» **Aim**: Transcribe the whole listing below without changing a word, but leave out every image.

» **Dataset content**:
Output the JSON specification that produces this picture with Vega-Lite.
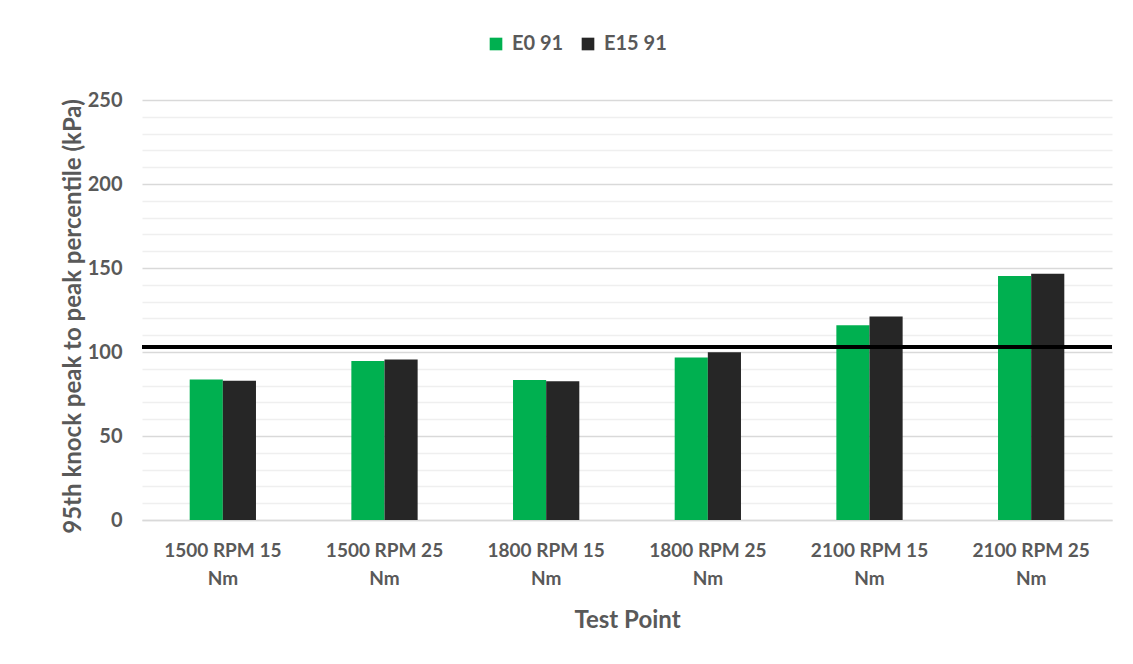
{
  "$schema": "https://vega.github.io/schema/vega-lite/v6.json",
  "autosize": "none",
  "width": 970,
  "height": 420,
  "padding": {"left": 142, "top": 100, "right": 21, "bottom": 144},
  "background": "white",
  "config": {
    "view": {"stroke": null},
    "font": "Lato",
    "axis": {"labelFont": "Lato", "titleFont": "Lato"}
  },
  "data": {
    "values": [
      {"test": "1500 RPM 15|Nm", "fuel": "E0 91", "kpa": 83.7},
      {"test": "1500 RPM 15|Nm", "fuel": "E15 91", "kpa": 82.9},
      {"test": "1500 RPM 25|Nm", "fuel": "E0 91", "kpa": 94.6},
      {"test": "1500 RPM 25|Nm", "fuel": "E15 91", "kpa": 95.6},
      {"test": "1800 RPM 15|Nm", "fuel": "E0 91", "kpa": 83.3},
      {"test": "1800 RPM 15|Nm", "fuel": "E15 91", "kpa": 82.6},
      {"test": "1800 RPM 25|Nm", "fuel": "E0 91", "kpa": 96.8},
      {"test": "1800 RPM 25|Nm", "fuel": "E15 91", "kpa": 99.8},
      {"test": "2100 RPM 15|Nm", "fuel": "E0 91", "kpa": 115.9},
      {"test": "2100 RPM 15|Nm", "fuel": "E15 91", "kpa": 121.2},
      {"test": "2100 RPM 25|Nm", "fuel": "E0 91", "kpa": 145.2},
      {"test": "2100 RPM 25|Nm", "fuel": "E15 91", "kpa": 146.6}
    ]
  },
  "layer": [
    {
      "mark": {"type": "bar"},
      "encoding": {
        "x": {
          "field": "test", "type": "nominal", "sort": null,
          "scale": {"paddingInner": 0.59, "paddingOuter": 0.295},
          "axis": {
            "title": "Test Point",
            "labelExpr": "split(datum.value, '|')",
            "labelAngle": 0,
            "labelFontSize": 19,
            "labelFontWeight": "bold",
            "labelColor": "#595959",
            "labelPadding": 21,
            "labelLineHeight": 28,
            "labelOverlap": false,
            "labelLimit": 0,
            "ticks": false,
            "domainColor": "#d9d9d9",
            "domainWidth": 1.5,
            "titleFontSize": 24,
            "titleFontWeight": "bold",
            "titleColor": "#595959",
            "titleY": 100,
            "titleBaseline": "middle"
          }
        },
        "xOffset": {"field": "fuel", "type": "nominal", "scale": {"paddingInner": 0, "paddingOuter": 0}},
        "y": {
          "field": "kpa", "type": "quantitative",
          "scale": {"domain": [0, 250], "nice": false},
          "axis": {
            "title": "95th knock peak to peak percentile (kPa)",
            "values": [0,10,20,30,40,50,60,70,80,90,100,110,120,130,140,150,160,170,180,190,200,210,220,230,240,250],
            "labelExpr": "datum.value % 50 === 0 ? datum.label : ''",
            "labelOverlap": false,
            "gridColor": {"condition": {"test": "datum.value % 50 === 0", "value": "#d9d9d9"}, "value": "#efefef"},
            "gridWidth": 1.5,
            "domain": false,
            "ticks": false,
            "labelFontSize": 20,
            "labelFontWeight": "bold",
            "labelColor": "#595959",
            "labelPadding": 20,
            "titleFontSize": 24,
            "titleFontWeight": "bold",
            "titleColor": "#595959",
            "titleLimit": 0,
            "titleX": -69,
            "titleY": 216,
            "titleAngle": -90,
            "titleBaseline": "middle",
            "titleAlign": "center"
          }
        },
        "color": {
          "field": "fuel", "type": "nominal",
          "scale": {"domain": ["E0 91", "E15 91"], "range": ["#00b050", "#262626"]},
          "legend": {
            "title": null,
            "orient": "none",
            "direction": "horizontal",
            "legendX": 344,
            "legendY": -66,
            "symbolType": "square",
            "symbolSize": 160,
            "symbolStrokeWidth": 0,
            "labelFontSize": 20,
            "labelFontWeight": "bold",
            "labelColor": "#595959",
            "labelFont": "Lato",
            "columnPadding": 14,
            "labelOffset": 6
          }
        }
      }
    },
    {
      "mark": {"type": "rule", "color": "black", "strokeWidth": 4},
      "encoding": {
        "y": {
          "datum": 103, "type": "quantitative",
          "axis": {
            "title": "95th knock peak to peak percentile (kPa)",
            "values": [0,10,20,30,40,50,60,70,80,90,100,110,120,130,140,150,160,170,180,190,200,210,220,230,240,250],
            "labelExpr": "datum.value % 50 === 0 ? datum.label : ''",
            "labelOverlap": false,
            "gridColor": {"condition": {"test": "datum.value % 50 === 0", "value": "#d9d9d9"}, "value": "#efefef"},
            "gridWidth": 1.5,
            "domain": false,
            "ticks": false,
            "labelFontSize": 20,
            "labelFontWeight": "bold",
            "labelColor": "#595959",
            "labelPadding": 20,
            "titleFontSize": 24,
            "titleFontWeight": "bold",
            "titleColor": "#595959",
            "titleLimit": 0,
            "titleX": -69,
            "titleY": 216,
            "titleAngle": -90,
            "titleBaseline": "middle",
            "titleAlign": "center"
          }
        }
      }
    }
  ]
}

» **Solution to the problem**:
Output the JSON specification that produces this picture with Vega-Lite.
{
  "$schema": "https://vega.github.io/schema/vega-lite/v6.json",
  "autosize": "none",
  "width": 970,
  "height": 420,
  "padding": {"left": 142, "top": 100, "right": 21, "bottom": 144},
  "background": "white",
  "config": {
    "view": {"stroke": null},
    "font": "Lato",
    "axis": {"labelFont": "Lato", "titleFont": "Lato"}
  },
  "data": {
    "values": [
      {"test": "1500 RPM 15|Nm", "fuel": "E0 91", "kpa": 83.7},
      {"test": "1500 RPM 15|Nm", "fuel": "E15 91", "kpa": 82.9},
      {"test": "1500 RPM 25|Nm", "fuel": "E0 91", "kpa": 94.6},
      {"test": "1500 RPM 25|Nm", "fuel": "E15 91", "kpa": 95.6},
      {"test": "1800 RPM 15|Nm", "fuel": "E0 91", "kpa": 83.3},
      {"test": "1800 RPM 15|Nm", "fuel": "E15 91", "kpa": 82.6},
      {"test": "1800 RPM 25|Nm", "fuel": "E0 91", "kpa": 96.8},
      {"test": "1800 RPM 25|Nm", "fuel": "E15 91", "kpa": 99.8},
      {"test": "2100 RPM 15|Nm", "fuel": "E0 91", "kpa": 115.9},
      {"test": "2100 RPM 15|Nm", "fuel": "E15 91", "kpa": 121.2},
      {"test": "2100 RPM 25|Nm", "fuel": "E0 91", "kpa": 145.2},
      {"test": "2100 RPM 25|Nm", "fuel": "E15 91", "kpa": 146.6}
    ]
  },
  "layer": [
    {
      "mark": {"type": "bar"},
      "encoding": {
        "x": {
          "field": "test", "type": "nominal", "sort": null,
          "scale": {"paddingInner": 0.59, "paddingOuter": 0.295},
          "axis": {
            "title": "Test Point",
            "labelExpr": "split(datum.value, '|')",
            "labelAngle": 0,
            "labelFontSize": 19,
            "labelFontWeight": "bold",
            "labelColor": "#595959",
            "labelPadding": 21,
            "labelLineHeight": 28,
            "labelOverlap": false,
            "labelLimit": 0,
            "ticks": false,
            "domainColor": "#d9d9d9",
            "domainWidth": 1.5,
            "titleFontSize": 24,
            "titleFontWeight": "bold",
            "titleColor": "#595959",
            "titleY": 100,
            "titleBaseline": "middle"
          }
        },
        "xOffset": {"field": "fuel", "type": "nominal", "scale": {"paddingInner": 0, "paddingOuter": 0}},
        "y": {
          "field": "kpa", "type": "quantitative",
          "scale": {"domain": [0, 250], "nice": false},
          "axis": {
            "title": "95th knock peak to peak percentile (kPa)",
            "values": [0,10,20,30,40,50,60,70,80,90,100,110,120,130,140,150,160,170,180,190,200,210,220,230,240,250],
            "labelExpr": "datum.value % 50 === 0 ? datum.label : ''",
            "labelOverlap": false,
            "gridColor": {"condition": {"test": "datum.value % 50 === 0", "value": "#d9d9d9"}, "value": "#efefef"},
            "gridWidth": 1.5,
            "domain": false,
            "ticks": false,
            "labelFontSize": 20,
            "labelFontWeight": "bold",
            "labelColor": "#595959",
            "labelPadding": 20,
            "titleFontSize": 24,
            "titleFontWeight": "bold",
            "titleColor": "#595959",
            "titleLimit": 0,
            "titleX": -69,
            "titleY": 216,
            "titleAngle": -90,
            "titleBaseline": "middle",
            "titleAlign": "center"
          }
        },
        "color": {
          "field": "fuel", "type": "nominal",
          "scale": {"domain": ["E0 91", "E15 91"], "range": ["#00b050", "#262626"]},
          "legend": {
            "title": null,
            "orient": "none",
            "direction": "horizontal",
            "legendX": 344,
            "legendY": -66,
            "symbolType": "square",
            "symbolSize": 160,
            "symbolStrokeWidth": 0,
            "labelFontSize": 20,
            "labelFontWeight": "bold",
            "labelColor": "#595959",
            "labelFont": "Lato",
            "columnPadding": 14,
            "labelOffset": 6
          }
        }
      }
    },
    {
      "mark": {"type": "rule", "color": "black", "strokeWidth": 4},
      "encoding": {
        "y": {
          "datum": 103, "type": "quantitative",
          "axis": {
            "title": "95th knock peak to peak percentile (kPa)",
            "values": [0,10,20,30,40,50,60,70,80,90,100,110,120,130,140,150,160,170,180,190,200,210,220,230,240,250],
            "labelExpr": "datum.value % 50 === 0 ? datum.label : ''",
            "labelOverlap": false,
            "gridColor": {"condition": {"test": "datum.value % 50 === 0", "value": "#d9d9d9"}, "value": "#efefef"},
            "gridWidth": 1.5,
            "domain": false,
            "ticks": false,
            "labelFontSize": 20,
            "labelFontWeight": "bold",
            "labelColor": "#595959",
            "labelPadding": 20,
            "titleFontSize": 24,
            "titleFontWeight": "bold",
            "titleColor": "#595959",
            "titleLimit": 0,
            "titleX": -69,
            "titleY": 216,
            "titleAngle": -90,
            "titleBaseline": "middle",
            "titleAlign": "center"
          }
        }
      }
    }
  ]
}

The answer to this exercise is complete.